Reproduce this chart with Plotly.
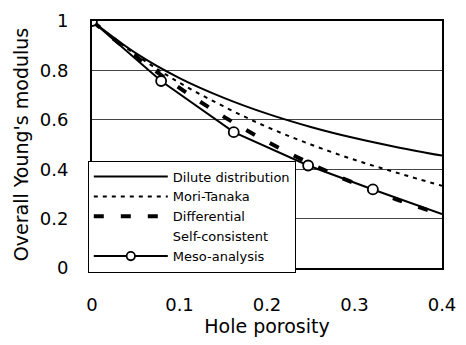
import plotly.graph_objects as go

porosity = [0, 0.05, 0.1, 0.15, 0.2, 0.25, 0.3, 0.35, 0.4]
dilute = [1, 0.87, 0.769, 0.69, 0.625, 0.571, 0.526, 0.488, 0.455]
mori_tanaka = [1, 0.864, 0.75, 0.655, 0.571, 0.5, 0.438, 0.384, 0.333]
differential = [1, 0.857, 0.729, 0.614, 0.512, 0.422, 0.343, 0.275, 0.216]
meso_x = [0, 0.079, 0.162, 0.247, 0.321, 0.4]
meso_y = [1, 0.757, 0.550, 0.415, 0.318, 0.218]
meso_marker_size = [10, 10, 10, 10, 10, 0]

font = "DejaVu Sans, sans-serif"

fig = go.Figure()
fig.add_trace(go.Scatter(x=porosity, y=dilute, mode="lines", name="Dilute distribution",
                         line=dict(color="black", width=2, shape="spline")))
fig.add_trace(go.Scatter(x=porosity, y=mori_tanaka, mode="lines", name="Mori-Tanaka",
                         line=dict(color="black", width=2, dash="4px,5px", shape="spline")))
fig.add_trace(go.Scatter(x=porosity, y=differential, mode="lines", name="Differential",
                         line=dict(color="black", width=4, dash="10px,17px", shape="spline")))
fig.add_trace(go.Scatter(x=[None], y=[None], mode="lines", name="Self-consistent",
                         line=dict(color="rgba(0,0,0,0)", width=1)))
fig.add_trace(go.Scatter(x=meso_x, y=meso_y, mode="lines+markers", name="Meso-analysis",
                         line=dict(color="black", width=2),
                         marker=dict(symbol="circle", size=meso_marker_size, color="#ffffff",
                                     opacity=1, line=dict(color="black", width=1.8))))

fig.update_layout(
    width=466, height=345,
    margin=dict(l=92, r=23, t=10, b=77),
    plot_bgcolor="white", paper_bgcolor="white",
    font=dict(family=font, color="black", size=18),
    showlegend=True,
    legend=dict(x=-0.012, y=0.435, xanchor="left", yanchor="top",
                bgcolor="white", bordercolor="black", borderwidth=1,
                font=dict(size=13, family=font), itemwidth=74,
                tracegroupgap=0, traceorder="normal"),
)
fig.update_xaxes(range=[0, 0.4], tickvals=[0, 0.1, 0.2, 0.3, 0.4],
                 ticktext=["0", "0.1", "0.2", "0.3", "0.4"],
                 showgrid=False, zeroline=False, showline=True, linecolor="black",
                 linewidth=2, mirror=True, ticks="", ticklabelstandoff=19,
                 title=dict(text="Hole porosity", font=dict(size=19), standoff=4),
                 tickfont=dict(size=18))
fig.update_yaxes(range=[0, 1], tickvals=[0, 0.2, 0.4, 0.6, 0.8, 1],
                 ticktext=["0", "0.2", "0.4", "0.6", "0.8", "1"],
                 showgrid=True, gridcolor="#444", gridwidth=1, zeroline=False,
                 showline=True, linecolor="black", linewidth=2, mirror=True,
                 ticks="", ticklabelstandoff=18,
                 title=dict(text="Overall Young's modulus", font=dict(size=19), standoff=6),
                 tickfont=dict(size=18))

fig.write_html("out.html")
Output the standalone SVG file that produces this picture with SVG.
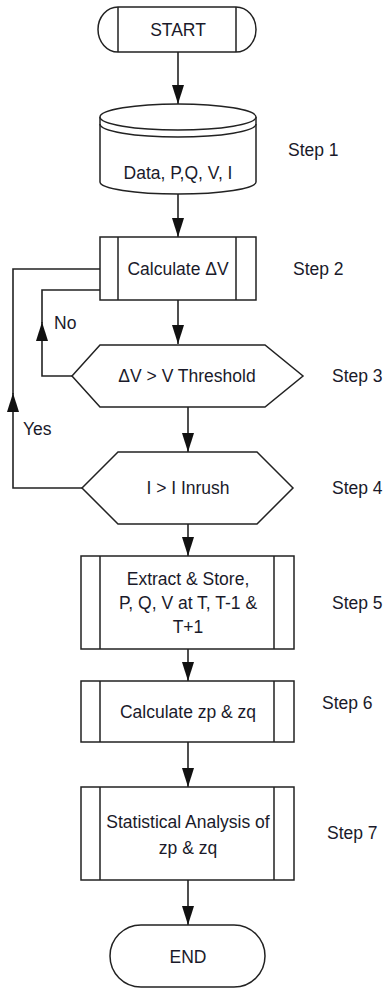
<svg xmlns="http://www.w3.org/2000/svg" width="384" height="989" viewBox="0 0 384 989">
<style>
.s{fill:#fff;stroke:#222;stroke-width:1.5}
.l{fill:none;stroke:#222;stroke-width:1.5}
.c{fill:none;stroke:#222;stroke-width:1.6}
text{font-family:"Liberation Sans",Arial,sans-serif;font-size:17.5px;fill:#1a1a2a;text-anchor:middle;dominant-baseline:central}
.st{text-anchor:start}
</style>
<defs>
<marker id="ah" markerUnits="userSpaceOnUse" markerWidth="19" markerHeight="12" refX="19" refY="6" viewBox="0 0 19 12" orient="auto">
<path d="M0,0 L19,6 L0,12 Z" fill="#111"/>
</marker>
</defs>
<rect width="384" height="989" fill="#fff"/>
<g id="connectors">
<path class="c" d="M178,52 V104" marker-end="url(#ah)"/>
<path class="c" d="M178,194 V237" marker-end="url(#ah)"/>
<path class="c" d="M178,300 V344" marker-end="url(#ah)"/>
<path class="c" d="M188,407 V452" marker-end="url(#ah)"/>
<path class="c" d="M188,524 V556" marker-end="url(#ah)"/>
<path class="c" d="M188,649 V681" marker-end="url(#ah)"/>
<path class="c" d="M188,742 V787" marker-end="url(#ah)"/>
<path class="c" d="M188,880 V925" marker-end="url(#ah)"/>
<path class="c" d="M72,376 H42 V322" marker-end="url(#ah)"/>
<path class="c" d="M42,323 V290 H100"/>
<path class="c" d="M82,488 H13 V393" marker-end="url(#ah)"/>
<path class="c" d="M13,394 V269 H100"/>
<text class="st" x="54" y="323">No</text>
<text class="st" x="23" y="429">Yes</text>
</g>
<g id="start">
<path class="s" d="M118,7 H236 A20,22.5 0 0 1 236,52 H118 A20,22.5 0 0 1 118,7 Z"/>
<path class="l" d="M118,7 V52 M236,7 V52"/>
<text x="178" y="30">START</text>
</g>
<g id="data">
<path class="s" d="M100,117 V182 A78,12 0 0 0 256,182 V117"/>
<ellipse class="s" cx="178" cy="117" rx="78" ry="13"/>
<path class="l" d="M100,124 A78,13 0 0 0 256,124"/>
<text x="178" y="173">Data, P,Q, V, I</text>
<text class="st" x="288" y="150">Step 1</text>
</g>
<g id="calc-dv">
<rect class="s" x="100" y="237" width="156" height="63"/>
<path class="l" d="M118,237 V300 M236,237 V300"/>
<text x="178" y="269">Calculate ΔV</text>
<text class="st" x="293" y="269">Step 2</text>
</g>
<g id="dv-threshold">
<polygon class="s" points="72,376 100,345 265,345 303,376 265,407 100,407"/>
<text x="187" y="376">ΔV &gt; V Threshold</text>
<text class="st" x="332" y="376">Step 3</text>
</g>
<g id="inrush">
<polygon class="s" points="82,488 118,452 257,452 293,488 257,524 118,524"/>
<text x="188" y="488">I &gt; I Inrush</text>
<text class="st" x="332" y="488">Step 4</text>
</g>
<g id="extract">
<rect class="s" x="81" y="556" width="213" height="93"/>
<path class="l" d="M100,556 V649 M274,556 V649"/>
<text x="188" y="579">Extract &amp; Store,</text>
<text x="188" y="603">P, Q, V at T, T-1 &amp;</text>
<text x="188" y="627">T+1</text>
<text class="st" x="332" y="603">Step 5</text>
</g>
<g id="calc-zp">
<rect class="s" x="81" y="681" width="213" height="61"/>
<path class="l" d="M100,681 V742 M274,681 V742"/>
<text x="188" y="712">Calculate zp &amp; zq</text>
<text class="st" x="322" y="703">Step 6</text>
</g>
<g id="stat">
<rect class="s" x="81" y="787" width="213" height="93"/>
<path class="l" d="M100,787 V880 M274,787 V880"/>
<text x="188" y="822">Statistical Analysis of</text>
<text x="188" y="848">zp &amp; zq</text>
<text class="st" x="327" y="833">Step 7</text>
</g>
<g id="end">
<rect class="s" x="110" y="925" width="155" height="62" rx="31" ry="31"/>
<text x="188" y="957">END</text>
</g>
</svg>
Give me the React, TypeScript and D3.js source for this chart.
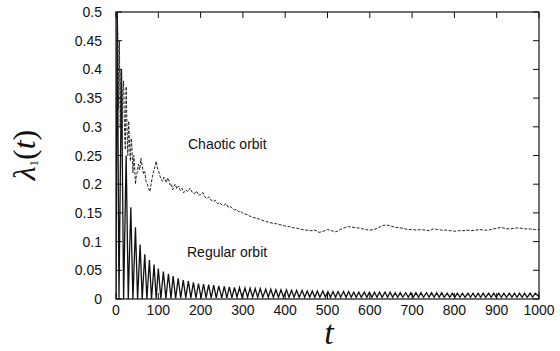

OBJECTIVE -
Return the whole listing, word for word, and leave out every picture.

RESULT OF THIS TASK -
Reproduce this chart with Plotly.
import plotly.graph_objects as go

porosity = [0, 0.05, 0.1, 0.15, 0.2, 0.25, 0.3, 0.35, 0.4]
dilute = [1, 0.87, 0.769, 0.69, 0.625, 0.571, 0.526, 0.488, 0.455]
mori_tanaka = [1, 0.864, 0.75, 0.655, 0.571, 0.5, 0.438, 0.384, 0.333]
differential = [1, 0.857, 0.729, 0.614, 0.512, 0.422, 0.343, 0.275, 0.216]
meso_x = [0, 0.079, 0.162, 0.247, 0.321, 0.4]
meso_y = [1, 0.757, 0.550, 0.415, 0.318, 0.218]
meso_marker_size = [10, 10, 10, 10, 10, 0]

font = "DejaVu Sans, sans-serif"

fig = go.Figure()
fig.add_trace(go.Scatter(x=porosity, y=dilute, mode="lines", name="Dilute distribution",
                         line=dict(color="black", width=2, shape="spline")))
fig.add_trace(go.Scatter(x=porosity, y=mori_tanaka, mode="lines", name="Mori-Tanaka",
                         line=dict(color="black", width=2, dash="4px,5px", shape="spline")))
fig.add_trace(go.Scatter(x=porosity, y=differential, mode="lines", name="Differential",
                         line=dict(color="black", width=4, dash="10px,17px", shape="spline")))
fig.add_trace(go.Scatter(x=[None], y=[None], mode="lines", name="Self-consistent",
                         line=dict(color="rgba(0,0,0,0)", width=1)))
fig.add_trace(go.Scatter(x=meso_x, y=meso_y, mode="lines+markers", name="Meso-analysis",
                         line=dict(color="black", width=2),
                         marker=dict(symbol="circle", size=meso_marker_size, color="#ffffff",
                                     opacity=1, line=dict(color="black", width=1.8))))

fig.update_layout(
    width=466, height=345,
    margin=dict(l=92, r=23, t=10, b=77),
    plot_bgcolor="white", paper_bgcolor="white",
    font=dict(family=font, color="black", size=18),
    showlegend=True,
    legend=dict(x=-0.012, y=0.435, xanchor="left", yanchor="top",
                bgcolor="white", bordercolor="black", borderwidth=1,
                font=dict(size=13, family=font), itemwidth=74,
                tracegroupgap=0, traceorder="normal"),
)
fig.update_xaxes(range=[0, 0.4], tickvals=[0, 0.1, 0.2, 0.3, 0.4],
                 ticktext=["0", "0.1", "0.2", "0.3", "0.4"],
                 showgrid=False, zeroline=False, showline=True, linecolor="black",
                 linewidth=2, mirror=True, ticks="", ticklabelstandoff=19,
                 title=dict(text="Hole porosity", font=dict(size=19), standoff=4),
                 tickfont=dict(size=18))
fig.update_yaxes(range=[0, 1], tickvals=[0, 0.2, 0.4, 0.6, 0.8, 1],
                 ticktext=["0", "0.2", "0.4", "0.6", "0.8", "1"],
                 showgrid=True, gridcolor="#444", gridwidth=1, zeroline=False,
                 showline=True, linecolor="black", linewidth=2, mirror=True,
                 ticks="", ticklabelstandoff=18,
                 title=dict(text="Overall Young's modulus", font=dict(size=19), standoff=6),
                 tickfont=dict(size=18))

fig.write_html("out.html")
Output the standalone SVG file that produces this picture with SVG.
<svg xmlns="http://www.w3.org/2000/svg" width="384" height="989" viewBox="0 0 384 989">
<style>
.s{fill:#fff;stroke:#222;stroke-width:1.5}
.l{fill:none;stroke:#222;stroke-width:1.5}
.c{fill:none;stroke:#222;stroke-width:1.6}
text{font-family:"Liberation Sans",Arial,sans-serif;font-size:17.5px;fill:#1a1a2a;text-anchor:middle;dominant-baseline:central}
.st{text-anchor:start}
</style>
<defs>
<marker id="ah" markerUnits="userSpaceOnUse" markerWidth="19" markerHeight="12" refX="19" refY="6" viewBox="0 0 19 12" orient="auto">
<path d="M0,0 L19,6 L0,12 Z" fill="#111"/>
</marker>
</defs>
<rect width="384" height="989" fill="#fff"/>
<g id="connectors">
<path class="c" d="M178,52 V104" marker-end="url(#ah)"/>
<path class="c" d="M178,194 V237" marker-end="url(#ah)"/>
<path class="c" d="M178,300 V344" marker-end="url(#ah)"/>
<path class="c" d="M188,407 V452" marker-end="url(#ah)"/>
<path class="c" d="M188,524 V556" marker-end="url(#ah)"/>
<path class="c" d="M188,649 V681" marker-end="url(#ah)"/>
<path class="c" d="M188,742 V787" marker-end="url(#ah)"/>
<path class="c" d="M188,880 V925" marker-end="url(#ah)"/>
<path class="c" d="M72,376 H42 V322" marker-end="url(#ah)"/>
<path class="c" d="M42,323 V290 H100"/>
<path class="c" d="M82,488 H13 V393" marker-end="url(#ah)"/>
<path class="c" d="M13,394 V269 H100"/>
<text class="st" x="54" y="323">No</text>
<text class="st" x="23" y="429">Yes</text>
</g>
<g id="start">
<path class="s" d="M118,7 H236 A20,22.5 0 0 1 236,52 H118 A20,22.5 0 0 1 118,7 Z"/>
<path class="l" d="M118,7 V52 M236,7 V52"/>
<text x="178" y="30">START</text>
</g>
<g id="data">
<path class="s" d="M100,117 V182 A78,12 0 0 0 256,182 V117"/>
<ellipse class="s" cx="178" cy="117" rx="78" ry="13"/>
<path class="l" d="M100,124 A78,13 0 0 0 256,124"/>
<text x="178" y="173">Data, P,Q, V, I</text>
<text class="st" x="288" y="150">Step 1</text>
</g>
<g id="calc-dv">
<rect class="s" x="100" y="237" width="156" height="63"/>
<path class="l" d="M118,237 V300 M236,237 V300"/>
<text x="178" y="269">Calculate ΔV</text>
<text class="st" x="293" y="269">Step 2</text>
</g>
<g id="dv-threshold">
<polygon class="s" points="72,376 100,345 265,345 303,376 265,407 100,407"/>
<text x="187" y="376">ΔV &gt; V Threshold</text>
<text class="st" x="332" y="376">Step 3</text>
</g>
<g id="inrush">
<polygon class="s" points="82,488 118,452 257,452 293,488 257,524 118,524"/>
<text x="188" y="488">I &gt; I Inrush</text>
<text class="st" x="332" y="488">Step 4</text>
</g>
<g id="extract">
<rect class="s" x="81" y="556" width="213" height="93"/>
<path class="l" d="M100,556 V649 M274,556 V649"/>
<text x="188" y="579">Extract &amp; Store,</text>
<text x="188" y="603">P, Q, V at T, T-1 &amp;</text>
<text x="188" y="627">T+1</text>
<text class="st" x="332" y="603">Step 5</text>
</g>
<g id="calc-zp">
<rect class="s" x="81" y="681" width="213" height="61"/>
<path class="l" d="M100,681 V742 M274,681 V742"/>
<text x="188" y="712">Calculate zp &amp; zq</text>
<text class="st" x="322" y="703">Step 6</text>
</g>
<g id="stat">
<rect class="s" x="81" y="787" width="213" height="93"/>
<path class="l" d="M100,787 V880 M274,787 V880"/>
<text x="188" y="822">Statistical Analysis of</text>
<text x="188" y="848">zp &amp; zq</text>
<text class="st" x="327" y="833">Step 7</text>
</g>
<g id="end">
<rect class="s" x="110" y="925" width="155" height="62" rx="31" ry="31"/>
<text x="188" y="957">END</text>
</g>
</svg>
Give me the React, TypeScript and D3.js source for this chart.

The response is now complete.